Dataset items:
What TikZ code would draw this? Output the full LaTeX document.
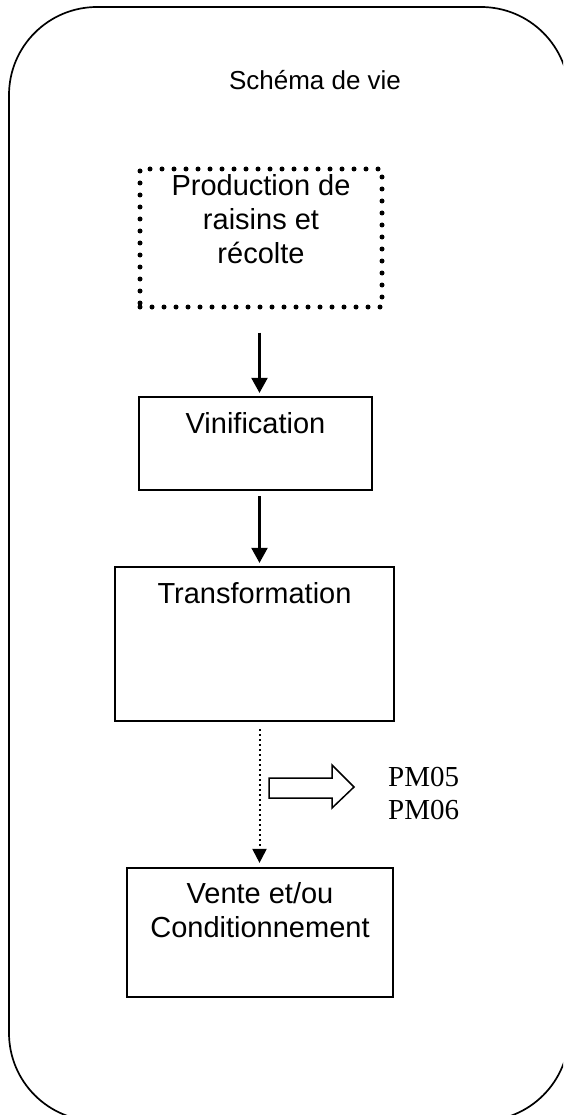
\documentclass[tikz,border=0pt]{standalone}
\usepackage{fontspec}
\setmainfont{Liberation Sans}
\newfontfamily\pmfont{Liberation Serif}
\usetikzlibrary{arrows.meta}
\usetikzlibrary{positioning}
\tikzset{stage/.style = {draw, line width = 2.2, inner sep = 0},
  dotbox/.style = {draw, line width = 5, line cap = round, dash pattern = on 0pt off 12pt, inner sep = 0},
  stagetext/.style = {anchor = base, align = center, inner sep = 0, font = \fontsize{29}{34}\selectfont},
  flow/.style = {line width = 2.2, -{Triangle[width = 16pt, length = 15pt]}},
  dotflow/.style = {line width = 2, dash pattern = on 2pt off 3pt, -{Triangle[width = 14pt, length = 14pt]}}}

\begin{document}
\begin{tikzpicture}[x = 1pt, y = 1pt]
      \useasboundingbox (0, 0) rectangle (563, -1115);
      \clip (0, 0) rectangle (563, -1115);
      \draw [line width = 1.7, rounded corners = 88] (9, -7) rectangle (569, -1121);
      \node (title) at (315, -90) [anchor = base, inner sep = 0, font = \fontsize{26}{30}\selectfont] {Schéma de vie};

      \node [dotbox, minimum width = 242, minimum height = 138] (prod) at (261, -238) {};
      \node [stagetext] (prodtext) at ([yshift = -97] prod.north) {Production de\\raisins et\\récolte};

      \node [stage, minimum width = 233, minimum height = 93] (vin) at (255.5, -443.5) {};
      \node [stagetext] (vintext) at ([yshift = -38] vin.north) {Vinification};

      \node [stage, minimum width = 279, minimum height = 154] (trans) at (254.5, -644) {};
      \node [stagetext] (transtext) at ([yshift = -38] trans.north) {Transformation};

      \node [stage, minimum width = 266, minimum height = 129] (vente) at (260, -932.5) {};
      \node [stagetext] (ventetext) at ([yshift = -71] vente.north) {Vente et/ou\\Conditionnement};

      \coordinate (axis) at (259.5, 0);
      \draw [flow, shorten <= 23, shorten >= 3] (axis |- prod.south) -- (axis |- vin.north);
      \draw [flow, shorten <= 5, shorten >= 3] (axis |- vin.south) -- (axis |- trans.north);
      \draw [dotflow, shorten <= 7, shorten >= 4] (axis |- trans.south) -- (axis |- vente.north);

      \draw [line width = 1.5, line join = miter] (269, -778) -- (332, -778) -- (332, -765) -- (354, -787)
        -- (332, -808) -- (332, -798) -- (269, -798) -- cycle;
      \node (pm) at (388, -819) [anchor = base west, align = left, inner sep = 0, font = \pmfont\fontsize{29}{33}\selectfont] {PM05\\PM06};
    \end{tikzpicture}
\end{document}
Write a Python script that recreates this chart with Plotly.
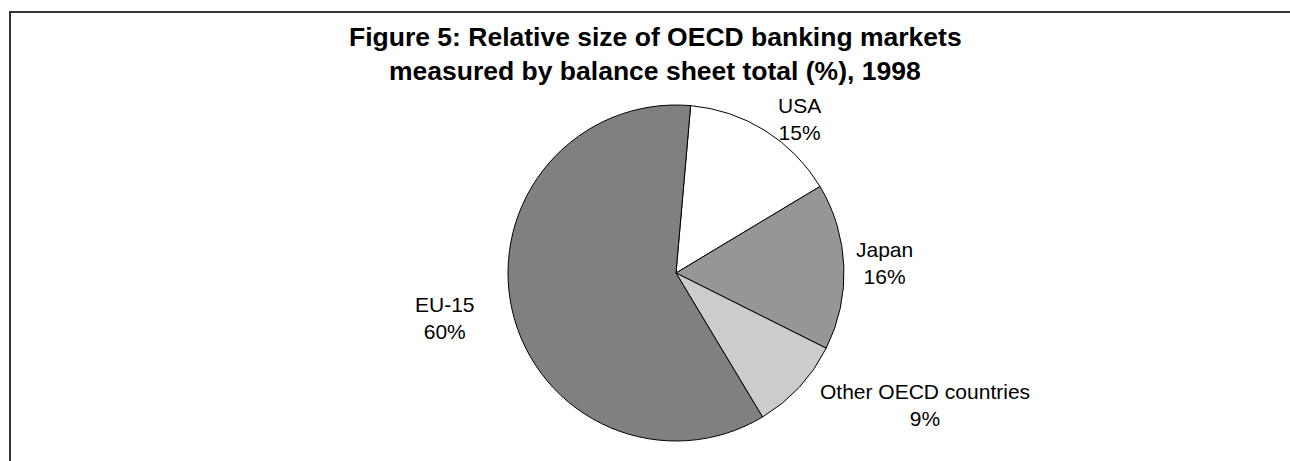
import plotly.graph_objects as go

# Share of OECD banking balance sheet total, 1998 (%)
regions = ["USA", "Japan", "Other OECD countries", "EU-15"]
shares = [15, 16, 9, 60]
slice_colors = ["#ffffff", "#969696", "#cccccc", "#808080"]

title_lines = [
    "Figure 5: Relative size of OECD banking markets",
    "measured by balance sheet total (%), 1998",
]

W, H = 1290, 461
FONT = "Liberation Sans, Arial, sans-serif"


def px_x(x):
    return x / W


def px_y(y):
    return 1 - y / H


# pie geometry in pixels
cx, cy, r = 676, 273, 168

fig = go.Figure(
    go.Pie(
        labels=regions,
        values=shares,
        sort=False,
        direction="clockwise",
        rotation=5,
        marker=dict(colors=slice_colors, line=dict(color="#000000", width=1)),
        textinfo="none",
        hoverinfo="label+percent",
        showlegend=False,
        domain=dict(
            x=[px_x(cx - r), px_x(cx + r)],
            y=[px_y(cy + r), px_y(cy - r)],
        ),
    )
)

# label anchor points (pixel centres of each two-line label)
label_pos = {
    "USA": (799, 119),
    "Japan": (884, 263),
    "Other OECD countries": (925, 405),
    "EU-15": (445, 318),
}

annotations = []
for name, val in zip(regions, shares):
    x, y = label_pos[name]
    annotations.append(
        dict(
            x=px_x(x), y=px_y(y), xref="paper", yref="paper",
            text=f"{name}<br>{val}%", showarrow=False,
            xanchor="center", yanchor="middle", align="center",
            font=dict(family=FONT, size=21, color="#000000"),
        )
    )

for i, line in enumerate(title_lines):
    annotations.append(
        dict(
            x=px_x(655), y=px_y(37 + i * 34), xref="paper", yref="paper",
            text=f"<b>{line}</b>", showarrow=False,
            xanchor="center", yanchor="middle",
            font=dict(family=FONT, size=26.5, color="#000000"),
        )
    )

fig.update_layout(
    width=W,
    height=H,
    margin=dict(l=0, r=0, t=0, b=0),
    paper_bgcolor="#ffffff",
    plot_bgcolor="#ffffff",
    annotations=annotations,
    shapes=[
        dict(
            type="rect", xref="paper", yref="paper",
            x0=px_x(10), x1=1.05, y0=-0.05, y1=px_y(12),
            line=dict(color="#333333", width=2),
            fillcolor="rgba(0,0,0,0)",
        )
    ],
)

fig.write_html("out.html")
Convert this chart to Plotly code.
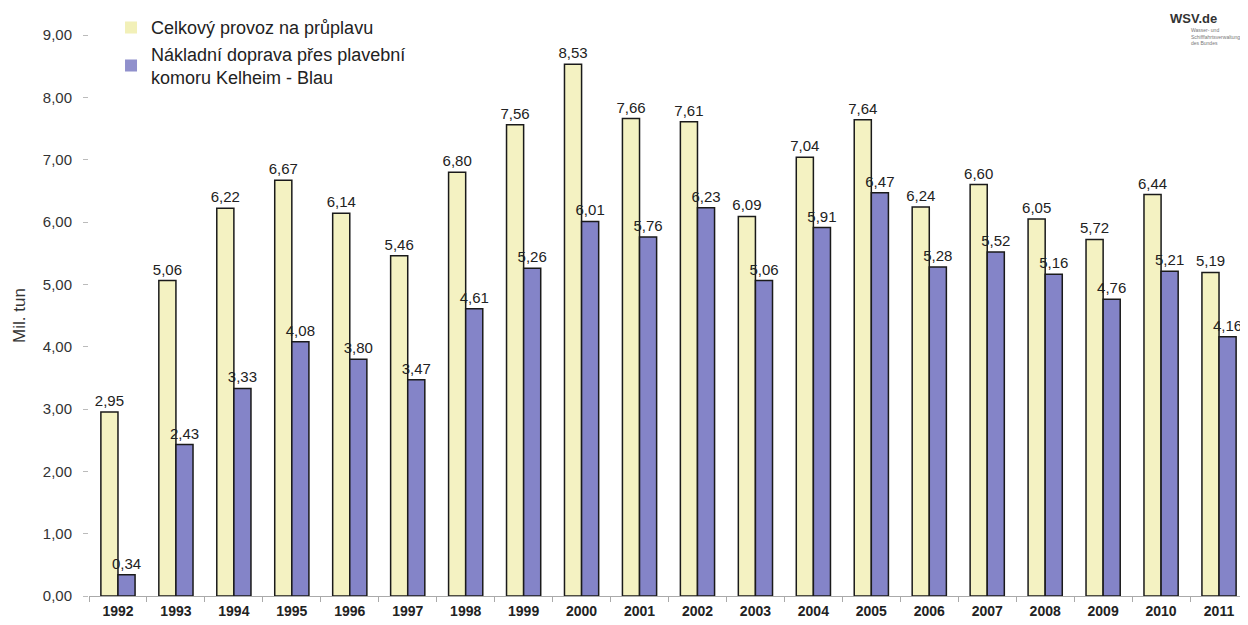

• **Goal**:
Without any pictures, reproduce the lines from the first one in the material through the line that has "(axis |- vente.north);", exactly as they appear.

• **The completed task**:
What TikZ code would draw this? Output the full LaTeX document.
\documentclass[tikz,border=0pt]{standalone}
\usepackage{fontspec}
\setmainfont{Liberation Sans}
\newfontfamily\pmfont{Liberation Serif}
\usetikzlibrary{arrows.meta}
\usetikzlibrary{positioning}
\tikzset{stage/.style = {draw, line width = 2.2, inner sep = 0},
  dotbox/.style = {draw, line width = 5, line cap = round, dash pattern = on 0pt off 12pt, inner sep = 0},
  stagetext/.style = {anchor = base, align = center, inner sep = 0, font = \fontsize{29}{34}\selectfont},
  flow/.style = {line width = 2.2, -{Triangle[width = 16pt, length = 15pt]}},
  dotflow/.style = {line width = 2, dash pattern = on 2pt off 3pt, -{Triangle[width = 14pt, length = 14pt]}}}

\begin{document}
\begin{tikzpicture}[x = 1pt, y = 1pt]
      \useasboundingbox (0, 0) rectangle (563, -1115);
      \clip (0, 0) rectangle (563, -1115);
      \draw [line width = 1.7, rounded corners = 88] (9, -7) rectangle (569, -1121);
      \node (title) at (315, -90) [anchor = base, inner sep = 0, font = \fontsize{26}{30}\selectfont] {Schéma de vie};

      \node [dotbox, minimum width = 242, minimum height = 138] (prod) at (261, -238) {};
      \node [stagetext] (prodtext) at ([yshift = -97] prod.north) {Production de\\raisins et\\récolte};

      \node [stage, minimum width = 233, minimum height = 93] (vin) at (255.5, -443.5) {};
      \node [stagetext] (vintext) at ([yshift = -38] vin.north) {Vinification};

      \node [stage, minimum width = 279, minimum height = 154] (trans) at (254.5, -644) {};
      \node [stagetext] (transtext) at ([yshift = -38] trans.north) {Transformation};

      \node [stage, minimum width = 266, minimum height = 129] (vente) at (260, -932.5) {};
      \node [stagetext] (ventetext) at ([yshift = -71] vente.north) {Vente et/ou\\Conditionnement};

      \coordinate (axis) at (259.5, 0);
      \draw [flow, shorten <= 23, shorten >= 3] (axis |- prod.south) -- (axis |- vin.north);
      \draw [flow, shorten <= 5, shorten >= 3] (axis |- vin.south) -- (axis |- trans.north);
      \draw [dotflow, shorten <= 7, shorten >= 4] (axis |- trans.south) -- (axis |- vente.north);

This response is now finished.